Financial highlights

  • Q3 YTD 2025 consolidated revenue: NZD $197m; consolidated EBITDA: NZD $40m; operating profit: NZD $11m.

  • FY24 consolidated EBITDA reached NZD $91m; YTD consolidated EBITDA of $40.4m, ahead of forecast despite lower export prices.

  • Consolidated cash position at NZD $165m as of 31 March 2025, including restricted deposits.

  • No significant debt on balance sheet, other than $1.7m in finance leases.

  • Six export shipments in Q3, sales of 370kt, ahead of forecast by 40kt.

Outlook and guidance

  • FY25 consolidated EBITDA guidance maintained at NZD $45m–$55m, supported by strong domestic segment performance and cost controls.

  • Export market faces continued pricing pressure; HCC benchmark dropped below USD $170/t at quarter end, with no significant upside expected in the short to medium term.

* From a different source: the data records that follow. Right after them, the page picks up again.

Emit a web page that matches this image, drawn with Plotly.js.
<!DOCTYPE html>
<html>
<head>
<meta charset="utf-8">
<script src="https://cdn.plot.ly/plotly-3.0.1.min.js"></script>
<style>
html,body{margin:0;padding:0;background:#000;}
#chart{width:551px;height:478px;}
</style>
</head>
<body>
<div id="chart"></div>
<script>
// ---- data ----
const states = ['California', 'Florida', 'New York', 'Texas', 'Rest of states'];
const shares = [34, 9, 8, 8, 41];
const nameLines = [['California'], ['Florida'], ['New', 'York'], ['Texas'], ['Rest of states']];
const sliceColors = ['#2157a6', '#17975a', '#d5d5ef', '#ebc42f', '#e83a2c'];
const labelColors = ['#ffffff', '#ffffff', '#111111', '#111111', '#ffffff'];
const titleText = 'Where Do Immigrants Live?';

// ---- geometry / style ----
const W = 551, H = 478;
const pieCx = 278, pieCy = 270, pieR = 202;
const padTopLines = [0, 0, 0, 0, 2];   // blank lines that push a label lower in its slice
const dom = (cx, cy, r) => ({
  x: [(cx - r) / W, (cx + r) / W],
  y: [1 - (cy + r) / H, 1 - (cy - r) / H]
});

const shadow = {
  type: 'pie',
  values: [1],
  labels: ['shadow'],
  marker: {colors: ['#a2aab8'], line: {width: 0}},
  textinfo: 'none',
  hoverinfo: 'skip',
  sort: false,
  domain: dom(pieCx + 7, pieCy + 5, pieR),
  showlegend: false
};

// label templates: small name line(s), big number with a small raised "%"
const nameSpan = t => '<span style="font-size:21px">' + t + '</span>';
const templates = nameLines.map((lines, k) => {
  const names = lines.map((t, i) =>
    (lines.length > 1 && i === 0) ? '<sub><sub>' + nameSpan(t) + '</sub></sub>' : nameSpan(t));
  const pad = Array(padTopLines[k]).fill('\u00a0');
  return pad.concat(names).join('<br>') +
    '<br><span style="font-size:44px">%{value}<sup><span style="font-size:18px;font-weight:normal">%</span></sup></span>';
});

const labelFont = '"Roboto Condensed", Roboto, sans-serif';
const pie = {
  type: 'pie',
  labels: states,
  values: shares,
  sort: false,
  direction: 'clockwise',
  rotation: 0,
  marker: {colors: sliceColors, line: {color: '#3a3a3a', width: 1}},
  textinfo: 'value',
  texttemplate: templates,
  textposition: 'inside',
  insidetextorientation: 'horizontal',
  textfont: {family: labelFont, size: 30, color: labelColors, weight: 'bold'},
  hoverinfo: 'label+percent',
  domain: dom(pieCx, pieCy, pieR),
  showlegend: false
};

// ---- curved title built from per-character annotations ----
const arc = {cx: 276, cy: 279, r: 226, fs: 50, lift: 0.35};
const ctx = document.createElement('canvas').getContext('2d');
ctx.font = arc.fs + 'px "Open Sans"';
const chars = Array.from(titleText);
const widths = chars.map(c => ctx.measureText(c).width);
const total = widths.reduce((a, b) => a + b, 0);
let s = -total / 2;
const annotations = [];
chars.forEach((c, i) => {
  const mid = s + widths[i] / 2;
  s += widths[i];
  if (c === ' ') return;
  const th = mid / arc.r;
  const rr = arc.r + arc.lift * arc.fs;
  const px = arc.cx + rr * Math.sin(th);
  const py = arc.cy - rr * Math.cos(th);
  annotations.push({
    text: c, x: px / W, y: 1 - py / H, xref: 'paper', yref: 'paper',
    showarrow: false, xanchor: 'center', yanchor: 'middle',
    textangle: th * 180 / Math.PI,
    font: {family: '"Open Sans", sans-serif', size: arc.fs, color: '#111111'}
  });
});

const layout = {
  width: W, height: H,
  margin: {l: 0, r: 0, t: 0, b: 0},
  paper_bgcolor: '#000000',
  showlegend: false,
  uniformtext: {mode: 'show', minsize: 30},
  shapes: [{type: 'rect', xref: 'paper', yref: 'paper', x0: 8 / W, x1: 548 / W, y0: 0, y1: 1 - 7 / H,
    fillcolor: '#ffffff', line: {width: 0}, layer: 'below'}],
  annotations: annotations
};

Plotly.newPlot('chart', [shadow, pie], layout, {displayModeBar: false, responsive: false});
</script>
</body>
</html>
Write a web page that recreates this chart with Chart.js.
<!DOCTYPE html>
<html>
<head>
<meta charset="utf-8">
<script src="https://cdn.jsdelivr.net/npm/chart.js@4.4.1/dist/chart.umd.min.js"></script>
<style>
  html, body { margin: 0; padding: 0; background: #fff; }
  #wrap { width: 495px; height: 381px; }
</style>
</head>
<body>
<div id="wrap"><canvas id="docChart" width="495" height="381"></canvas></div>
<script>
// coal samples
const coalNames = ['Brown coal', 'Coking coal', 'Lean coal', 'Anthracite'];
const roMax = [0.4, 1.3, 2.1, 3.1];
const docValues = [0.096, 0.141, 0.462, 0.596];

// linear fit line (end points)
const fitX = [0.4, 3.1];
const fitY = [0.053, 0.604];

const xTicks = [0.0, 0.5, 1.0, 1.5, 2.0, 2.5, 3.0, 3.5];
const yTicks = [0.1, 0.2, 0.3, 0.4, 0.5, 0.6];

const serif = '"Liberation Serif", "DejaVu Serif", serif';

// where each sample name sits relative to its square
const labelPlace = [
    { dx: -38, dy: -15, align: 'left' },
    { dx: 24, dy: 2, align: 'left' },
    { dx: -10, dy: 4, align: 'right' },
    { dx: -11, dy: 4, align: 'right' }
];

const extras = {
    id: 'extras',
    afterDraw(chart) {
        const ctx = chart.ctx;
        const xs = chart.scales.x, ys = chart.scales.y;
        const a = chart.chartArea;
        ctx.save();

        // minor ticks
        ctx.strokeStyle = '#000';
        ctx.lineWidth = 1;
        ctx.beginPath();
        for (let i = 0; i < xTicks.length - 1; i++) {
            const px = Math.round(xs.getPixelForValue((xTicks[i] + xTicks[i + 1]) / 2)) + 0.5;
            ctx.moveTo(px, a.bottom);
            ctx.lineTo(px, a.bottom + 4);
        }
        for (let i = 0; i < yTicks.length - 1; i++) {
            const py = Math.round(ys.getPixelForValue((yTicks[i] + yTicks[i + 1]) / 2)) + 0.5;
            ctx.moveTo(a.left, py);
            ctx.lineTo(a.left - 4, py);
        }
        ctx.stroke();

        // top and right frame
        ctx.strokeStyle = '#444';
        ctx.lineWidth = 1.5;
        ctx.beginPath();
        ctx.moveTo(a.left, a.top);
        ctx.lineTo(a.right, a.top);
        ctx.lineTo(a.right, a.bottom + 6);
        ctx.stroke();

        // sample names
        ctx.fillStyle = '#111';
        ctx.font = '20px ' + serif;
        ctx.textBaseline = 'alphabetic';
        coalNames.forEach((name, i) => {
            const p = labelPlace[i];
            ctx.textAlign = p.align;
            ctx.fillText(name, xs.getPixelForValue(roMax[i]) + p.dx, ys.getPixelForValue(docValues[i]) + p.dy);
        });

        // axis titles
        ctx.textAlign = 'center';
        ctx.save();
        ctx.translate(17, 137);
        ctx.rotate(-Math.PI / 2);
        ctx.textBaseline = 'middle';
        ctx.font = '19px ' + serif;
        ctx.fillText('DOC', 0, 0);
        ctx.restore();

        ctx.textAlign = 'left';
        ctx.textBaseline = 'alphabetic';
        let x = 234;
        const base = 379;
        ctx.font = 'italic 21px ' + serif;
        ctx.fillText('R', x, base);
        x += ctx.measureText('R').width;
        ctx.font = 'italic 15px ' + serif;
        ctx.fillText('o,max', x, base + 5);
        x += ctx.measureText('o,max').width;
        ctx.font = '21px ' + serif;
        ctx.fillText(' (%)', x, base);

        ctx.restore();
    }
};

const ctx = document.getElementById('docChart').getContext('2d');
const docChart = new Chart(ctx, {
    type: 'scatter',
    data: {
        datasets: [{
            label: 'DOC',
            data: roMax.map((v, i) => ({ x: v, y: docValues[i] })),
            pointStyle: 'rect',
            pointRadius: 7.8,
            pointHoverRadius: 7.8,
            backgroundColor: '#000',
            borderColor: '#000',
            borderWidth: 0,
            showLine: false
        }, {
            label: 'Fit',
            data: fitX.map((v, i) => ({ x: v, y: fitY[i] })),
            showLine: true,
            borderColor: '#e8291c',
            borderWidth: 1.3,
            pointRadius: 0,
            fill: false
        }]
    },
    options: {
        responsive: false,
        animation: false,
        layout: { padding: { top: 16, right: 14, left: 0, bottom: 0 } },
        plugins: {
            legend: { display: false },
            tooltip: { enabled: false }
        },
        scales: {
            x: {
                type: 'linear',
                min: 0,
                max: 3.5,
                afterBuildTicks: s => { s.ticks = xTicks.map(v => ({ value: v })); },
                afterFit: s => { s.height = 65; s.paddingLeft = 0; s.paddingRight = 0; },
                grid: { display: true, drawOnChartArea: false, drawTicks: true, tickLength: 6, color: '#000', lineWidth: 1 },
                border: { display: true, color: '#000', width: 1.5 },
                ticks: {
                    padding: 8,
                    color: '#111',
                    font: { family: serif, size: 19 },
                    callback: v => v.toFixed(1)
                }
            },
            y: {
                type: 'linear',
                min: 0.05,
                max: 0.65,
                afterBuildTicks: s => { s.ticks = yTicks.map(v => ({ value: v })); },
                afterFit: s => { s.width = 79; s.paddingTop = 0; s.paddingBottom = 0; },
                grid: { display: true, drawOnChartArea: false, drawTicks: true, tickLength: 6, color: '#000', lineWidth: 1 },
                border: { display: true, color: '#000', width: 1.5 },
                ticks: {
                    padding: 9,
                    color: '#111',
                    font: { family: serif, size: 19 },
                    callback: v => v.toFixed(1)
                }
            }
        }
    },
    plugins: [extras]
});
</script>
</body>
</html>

  • Advancing environmental approvals and DFS for Tenas Project (DFS due Q1 2026); Buller Project Fast Track application to be lodged Q2 2025.

  • Takitimu mine to close in FY 2027 due to declining domestic demand.

  • Export volumes expected to remain at 1.1–1.2 million tonnes annually; domestic steelmaking demand stable at 400,000–500,000 tonnes per year.